In the Portuguese language we usually use the expression "de todos" to give emphasis and stand out something...

As I understand now, its equivalent would be "of all", but what about: "among all" or "over all"? Can they be used as well?

And what about "overall"? And "amongst all"? Are they false cognates to Brazilians?

For example, in the sentence:

"Regarding this application, gold is the most employed metal of all"

Only "of" would be correct right?

But, for example, "among all" means "entre todos" in Portuguese:

"Considerando essa aplicação, ouro é o metal mais empregado entre todos"

This sentence would be perfectly acceptable...

And why in this other examples I've found on the web are acceptable, but not in my first example sentence of this post?

These examples:

*What is the most widespread language over all continents?

*Why choose Spanish over all the other languages?
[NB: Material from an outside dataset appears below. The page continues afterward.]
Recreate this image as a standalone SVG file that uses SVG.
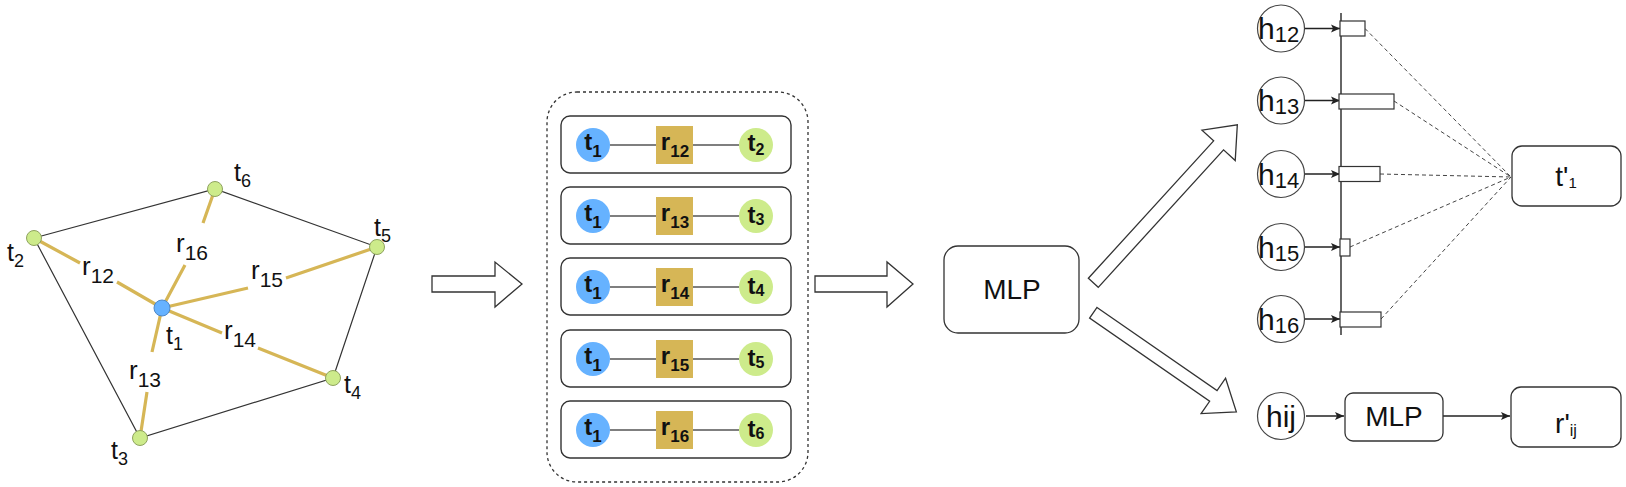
<svg xmlns="http://www.w3.org/2000/svg" width="1626" height="487" viewBox="0 0 1626 487">
<defs>
<style>
text{font-family:"Liberation Sans",Arial,Helvetica,sans-serif;fill:#111;}
.edge{stroke:#333;stroke-width:1.2;fill:none;}
.rel{stroke:#D6B656;stroke-width:3.2;fill:none;stroke-linecap:butt;}
.gn{fill:#CDEB8B;stroke:#8FA35F;stroke-width:1;}
.bn{fill:#66B2FF;stroke:#4F88C6;stroke-width:1;}
.lbl{font-size:25px;}
.sub{font-size:18px;}
.rl{font-size:26px;}
.rsub{font-size:21px;}
.row{fill:#fff;stroke:#333;stroke-width:1.4;}
.rowline{stroke:#555;stroke-width:1.5;}
.tb{fill:#66B2FF;}
.tg{fill:#CDEB8B;}
.sq{fill:#D6B656;}
.bt{font-size:24px;font-weight:bold;}
.bs{font-size:17px;font-weight:bold;}
.gs{font-size:16px;font-weight:bold;}
.hollow{fill:#fff;stroke:#333;stroke-width:1.3;stroke-linejoin:miter;}
.box{fill:#fff;stroke:#333;stroke-width:1.3;}
.circ{fill:#fff;stroke:#444;stroke-width:1.2;}
.bar{fill:#fff;stroke:#333;stroke-width:1.2;}
.arr{stroke:#222;stroke-width:1.3;fill:none;marker-end:url(#ah);}
.dash{stroke:#444;stroke-width:1;stroke-dasharray:4 3;fill:none;}
.big{font-size:28px;}
.h{font-size:30px;}
.hs{font-size:22px;}
</style>
<marker id="ah" markerUnits="userSpaceOnUse" markerWidth="10" markerHeight="10" refX="9" refY="5" orient="auto">
<path d="M0,1 L9,5 L0,9 L2,5 z" fill="#222"/>
</marker>
</defs>
<rect width="1626" height="487" fill="#fff"/>

<g id="connectors">
<polygon class="edge" points="34,238 215,189 377,247 333,378 140,438"/>
<path class="rel" d="M34,238 L80,263 M117,282 L162,308"/>
<path class="rel" d="M162,308 L185,265 M203,223 L215,189"/>
<path class="rel" d="M162,308 L248,288 M286,278 L377,247"/>
<path class="rel" d="M162,308 L222,333 M258,348 L333,378"/>
<path class="rel" d="M162,308 L152,352 M147,392 L140,438"/>
<polygon class="hollow" points="432,276 495,276 495,262 522,284 495,307 495,292 432,292"/>
<polygon class="hollow" points="815,276 887,276 887,262 913,284 887,307 887,292 815,292"/>
<polygon class="hollow" transform="translate(1093.3,282.8) rotate(-47.65)" points="0,-6.7 186,-6.7 186,-22.5 213.8,0 186,22.5 186,6.7 0,6.7"/>
<polygon class="hollow" transform="translate(1093.3,312.8) rotate(34.7)" points="0,-6.5 146,-6.5 146,-21.5 174,0 146,21.5 146,6.5 0,6.5"/>
<line x1="1341" y1="13" x2="1341" y2="335" stroke="#333" stroke-width="1.5"/>
<line class="arr" x1="1305" y1="28.5" x2="1340" y2="28.5"/>
<line class="arr" x1="1305" y1="100.5" x2="1340" y2="100.5"/>
<line class="arr" x1="1305" y1="174" x2="1340" y2="174"/>
<line class="arr" x1="1305" y1="247" x2="1340" y2="247"/>
<line class="arr" x1="1305" y1="319" x2="1340" y2="319"/>
<path class="dash" d="M1365,28.5 L1511,177 M1394,101 L1511,177 M1380,174 L1511,177 M1350,247 L1511,177 M1381,319 L1511,177"/>
<line class="arr" x1="1306" y1="416" x2="1344" y2="416"/>
<line class="arr" x1="1443" y1="416" x2="1510" y2="416"/>
</g>

<g id="graph">
<g id="node-t6"><circle class="gn" cx="215" cy="189" r="7.5"/><text class="lbl" x="234" y="181">t<tspan class="sub" dy="6">6</tspan></text></g>
<g id="node-t2"><circle class="gn" cx="34" cy="238" r="7.5"/><text class="lbl" x="7" y="261">t<tspan class="sub" dy="6">2</tspan></text></g>
<g id="node-t5"><circle class="gn" cx="377" cy="247" r="7.5"/><text class="lbl" x="374" y="236">t<tspan class="sub" dy="6">5</tspan></text></g>
<g id="node-t4"><circle class="gn" cx="333" cy="378" r="7.5"/><text class="lbl" x="344" y="393">t<tspan class="sub" dy="6">4</tspan></text></g>
<g id="node-t3"><circle class="gn" cx="140" cy="438" r="7.5"/><text class="lbl" x="111" y="459">t<tspan class="sub" dy="6">3</tspan></text></g>
<g id="node-t1"><circle class="bn" cx="162" cy="308" r="8"/><text class="lbl" x="166" y="344">t<tspan class="sub" dy="6">1</tspan></text></g>
<g id="label-r12"><text class="rl" x="82" y="275">r<tspan class="rsub" dy="8">12</tspan></text></g>
<g id="label-r16"><text class="rl" x="176" y="252">r<tspan class="rsub" dy="8">16</tspan></text></g>
<g id="label-r15"><text class="rl" x="251" y="279">r<tspan class="rsub" dy="8">15</tspan></text></g>
<g id="label-r14"><text class="rl" x="224" y="339">r<tspan class="rsub" dy="8">14</tspan></text></g>
<g id="label-r13"><text class="rl" x="129" y="379">r<tspan class="rsub" dy="8">13</tspan></text></g>
</g>

<g id="triples">
<rect x="547" y="92" width="261" height="390" rx="30" fill="none" stroke="#333" stroke-width="1.3" stroke-dasharray="3 3"/>
<g id="row-12">
<rect class="row" x="561" y="116" width="230" height="57" rx="9"/>
<line class="rowline" x1="610" y1="145" x2="656" y2="145"/><line class="rowline" x1="693" y1="145" x2="739" y2="145"/>
<circle class="tb" cx="593" cy="145" r="17"/><rect class="sq" x="656" y="126" width="37" height="38"/><circle class="tg" cx="756" cy="145" r="17"/>
<text class="bt" x="593" y="150" text-anchor="middle">t<tspan class="bs" dy="7">1</tspan></text>
<text class="bt" x="675" y="150" text-anchor="middle">r<tspan class="bs" dy="7">12</tspan></text>
<text class="bt" x="756" y="151" text-anchor="middle">t<tspan class="gs" dy="4">2</tspan></text>
</g>
<g id="row-13">
<rect class="row" x="561" y="187" width="230" height="57" rx="9"/>
<line class="rowline" x1="610" y1="216" x2="656" y2="216"/><line class="rowline" x1="693" y1="216" x2="739" y2="216"/>
<circle class="tb" cx="593" cy="216" r="17"/><rect class="sq" x="656" y="197" width="37" height="38"/><circle class="tg" cx="756" cy="216" r="17"/>
<text class="bt" x="593" y="221" text-anchor="middle">t<tspan class="bs" dy="7">1</tspan></text>
<text class="bt" x="675" y="221" text-anchor="middle">r<tspan class="bs" dy="7">13</tspan></text>
<text class="bt" x="756" y="223" text-anchor="middle">t<tspan class="gs" dy="2">3</tspan></text>
</g>
<g id="row-14">
<rect class="row" x="561" y="258" width="230" height="57" rx="9"/>
<line class="rowline" x1="610" y1="287" x2="656" y2="287"/><line class="rowline" x1="693" y1="287" x2="739" y2="287"/>
<circle class="tb" cx="593" cy="287" r="17"/><rect class="sq" x="656" y="268" width="37" height="38"/><circle class="tg" cx="756" cy="287" r="17"/>
<text class="bt" x="593" y="292" text-anchor="middle">t<tspan class="bs" dy="7">1</tspan></text>
<text class="bt" x="675" y="292" text-anchor="middle">r<tspan class="bs" dy="7">14</tspan></text>
<text class="bt" x="756" y="294" text-anchor="middle">t<tspan class="gs" dy="2">4</tspan></text>
</g>
<g id="row-15">
<rect class="row" x="561" y="330" width="230" height="57" rx="9"/>
<line class="rowline" x1="610" y1="359" x2="656" y2="359"/><line class="rowline" x1="693" y1="359" x2="739" y2="359"/>
<circle class="tb" cx="593" cy="359" r="17"/><rect class="sq" x="656" y="340" width="37" height="38"/><circle class="tg" cx="756" cy="359" r="17"/>
<text class="bt" x="593" y="364" text-anchor="middle">t<tspan class="bs" dy="7">1</tspan></text>
<text class="bt" x="675" y="364" text-anchor="middle">r<tspan class="bs" dy="7">15</tspan></text>
<text class="bt" x="756" y="366" text-anchor="middle">t<tspan class="gs" dy="2">5</tspan></text>
</g>
<g id="row-16">
<rect class="row" x="561" y="401" width="230" height="57" rx="9"/>
<line class="rowline" x1="610" y1="430" x2="656" y2="430"/><line class="rowline" x1="693" y1="430" x2="739" y2="430"/>
<circle class="tb" cx="593" cy="430" r="17"/><rect class="sq" x="656" y="411" width="37" height="38"/><circle class="tg" cx="756" cy="430" r="17"/>
<text class="bt" x="593" y="435" text-anchor="middle">t<tspan class="bs" dy="7">1</tspan></text>
<text class="bt" x="675" y="435" text-anchor="middle">r<tspan class="bs" dy="7">16</tspan></text>
<text class="bt" x="756" y="437" text-anchor="middle">t<tspan class="gs" dy="2">6</tspan></text>
</g>
</g>

<g id="mlp-main"><rect class="box" x="944" y="246" width="135" height="87" rx="14"/><text class="big" x="1012" y="299" text-anchor="middle">MLP</text></g>

<g id="h12"><circle class="circ" cx="1281" cy="28.5" r="23.5"/><text class="h" x="1258" y="39">h<tspan class="hs" dy="3">12</tspan></text></g>
<g id="h13"><circle class="circ" cx="1281" cy="100.5" r="23.5"/><text class="h" x="1258" y="111">h<tspan class="hs" dy="3">13</tspan></text></g>
<g id="h14"><circle class="circ" cx="1281" cy="174" r="23.5"/><text class="h" x="1258" y="184.5">h<tspan class="hs" dy="3">14</tspan></text></g>
<g id="h15"><circle class="circ" cx="1281" cy="247" r="23.5"/><text class="h" x="1258" y="257.5">h<tspan class="hs" dy="3">15</tspan></text></g>
<g id="h16"><circle class="circ" cx="1281" cy="319" r="23.5"/><text class="h" x="1258" y="329.5">h<tspan class="hs" dy="3">16</tspan></text></g>

<g id="bars">
<rect class="bar" x="1340" y="21" width="25" height="15"/>
<rect class="bar" x="1339" y="94" width="55" height="15"/>
<rect class="bar" x="1339" y="166.5" width="41" height="15"/>
<rect class="bar" x="1340" y="239" width="10" height="17"/>
<rect class="bar" x="1340" y="312" width="41" height="15"/>
</g>

<g id="t1-prime"><rect class="box" x="1512" y="146" width="109" height="60" rx="10"/><text class="big" x="1566" y="186" text-anchor="middle">t'<tspan font-size="15" dy="2">1</tspan></text></g>

<g id="hij"><circle class="circ" cx="1281" cy="416" r="23.5"/><text class="h" x="1281" y="426.5" text-anchor="middle">hij</text></g>
<g id="mlp-small"><rect class="box" x="1345" y="393" width="98" height="48" rx="8"/><text class="big" x="1394" y="426" text-anchor="middle">MLP</text></g>
<g id="r-prime"><rect class="box" x="1511" y="387" width="110" height="60" rx="10"/><text class="big" x="1566" y="433" text-anchor="middle">r'<tspan font-size="16" dy="3">ij</tspan></text></g>
</svg>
*US educational system is to question the primacy of one language variety over all others

One of the only places I could find talking about this was this teacher on YouTube:

Overall - Over All - All Over - Meaning Overall Explanation Over All - English Vocabulary CAE

He had a funny example.

Thanks in advance!

1 Answer 1


Right, I'll have a go at answering this!

Yes, we can and do use among all, (see here ) but I think it would always be of in that particular phrase the most [adjective] of all.

Overall as a single word means in general, considered as a whole.

In your examples using over all, I think the first one uses over in the sense of across the area of. The others use it in the sense of in preference to.